Davis spent five days in jail last September after refusing a judge's order to issue licenses to gay and straight couples.
Davis said she wanted to avoid discriminating against anyone and had deputy clerks issue licenses to all couples, but a small handful decided to file a lawsuit against her.
U.S. District Judge David Bunning dismissed the federal lawsuits brought on by the two gay couples and two straight couples, who claimed it violated their civil rights.
Bunning noted that last January Gov. Matt Bevin signed an order removing names of county clerks from marriages licenses. The Kentucky General Assembly later passed legislation that created a new marriage license form that did not require the county clerk's signature.

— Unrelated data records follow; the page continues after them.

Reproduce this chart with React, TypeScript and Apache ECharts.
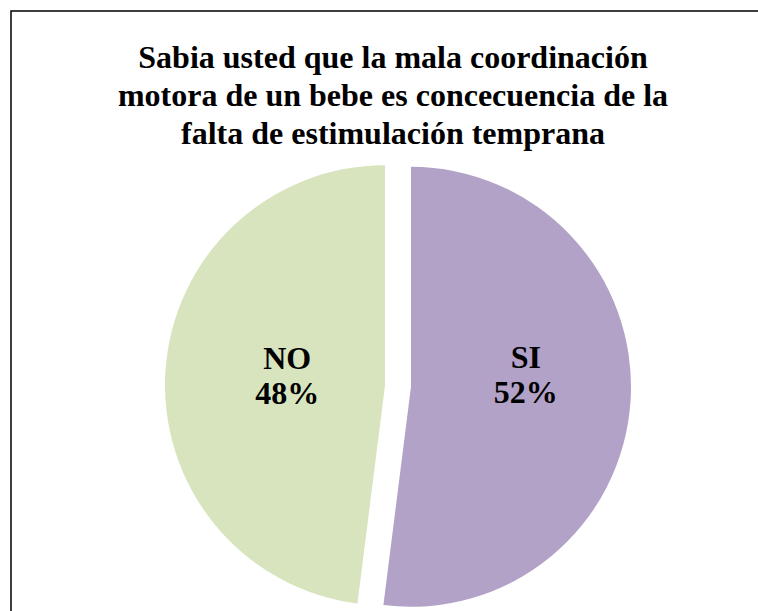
import React, { useEffect, useRef } from "react";
import * as echarts from "echarts";

const titleLines = [
  "Sabia usted que la mala coordinación",
  "motora de un bebe es concecuencia de la",
  "falta de estimulación temprana",
];
const categories = ["SI", "NO"];
const values = [52, 48];
const colors = ["#B2A2C7", "#D7E4BD"];
const labelOffsets: [number, number][] = [
  [2, -19],
  [15, -3],
];

const FONT = "Liberation Serif";

export default function App() {
  const ref = useRef<HTMLDivElement>(null);
  useEffect(() => {
    if (!ref.current) return;
    const chart = echarts.init(ref.current, undefined, { renderer: "svg" });
    chart.setOption({
      animation: false,
      backgroundColor: "#ffffff",
      title: {
        text: titleLines.join("\n"),
        left: 393,
        top: 38,
        padding: 0,
        textAlign: "center",
        textStyle: {
          fontFamily: FONT,
          fontWeight: "bold",
          fontSize: 32,
          lineHeight: 38,
          color: "#000000",
        },
      },
      graphic: [
        {
          type: "rect",
          shape: { x: 11, y: 11, width: 800, height: 700 },
          style: { fill: "none", stroke: "#000000", lineWidth: 1.5 },
          silent: true,
          z: -1,
        },
      ],
      series: [
        {
          type: "pie",
          center: [398, 386],
          radius: 220,
          startAngle: 90,
          clockwise: true,
          selectedMode: "multiple",
          selectedOffset: 13,
          emphasis: { disabled: true },
          labelLine: { show: false },
          label: {
            show: true,
            position: "inner",
            formatter: (p: any) => `${p.name}\n${p.value}%`,
            fontFamily: FONT,
            fontWeight: "bold",
            fontSize: 32,
            lineHeight: 35,
            color: "#000000",
          },
          data: categories.map((c, i) => ({
            name: c,
            value: values[i],
            selected: true,
            itemStyle: { color: colors[i] },
            label: { offset: labelOffsets[i] },
            select: {
              itemStyle: { color: colors[i] },
              label: { offset: labelOffsets[i] },
            },
          })),
        },
      ],
    });
    return () => chart.dispose();
  }, []);
  return (
    <div
      ref={ref}
      style={{ position: "fixed", left: 0, top: 0, width: 758, height: 611 }}
    />
  );
}
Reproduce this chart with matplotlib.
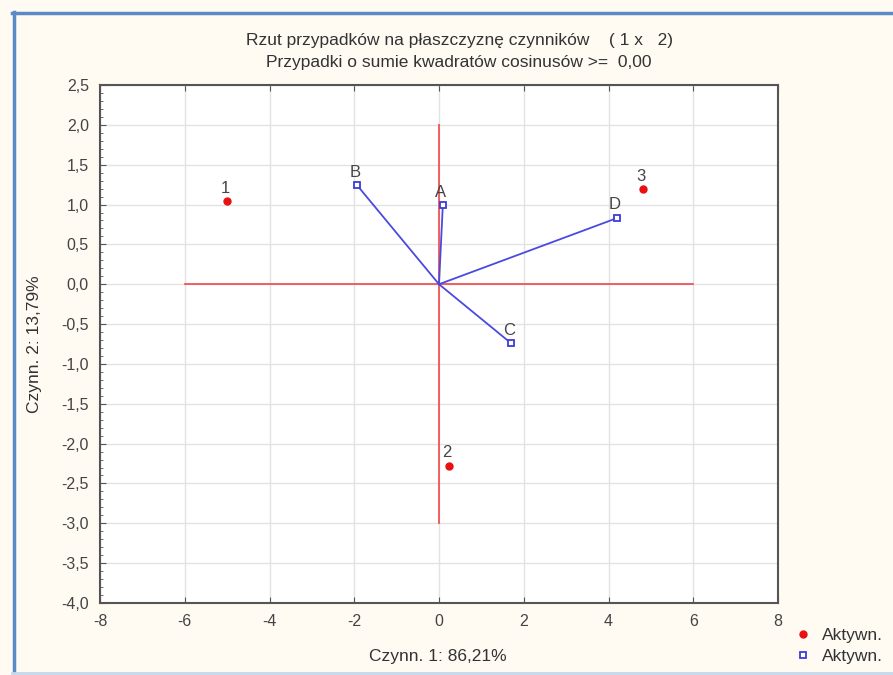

"In light of these proceedings, and in view of the fact that the marriage licenses continue to be issued without incident, there no longer remains a case or controversy before the Court," Bunning wrote.
"Kim Davis has won! We celebrate this victory for her and for every American," said Mat Staver, founder and chairman of Liberty Counsel, the international nonprofit group that has represented Davis.
"This victory is not just for Kim Davis. It is a victory for everyone who wants to remain true to their deeply held religious beliefs regarding marriage while faithfully serving the public."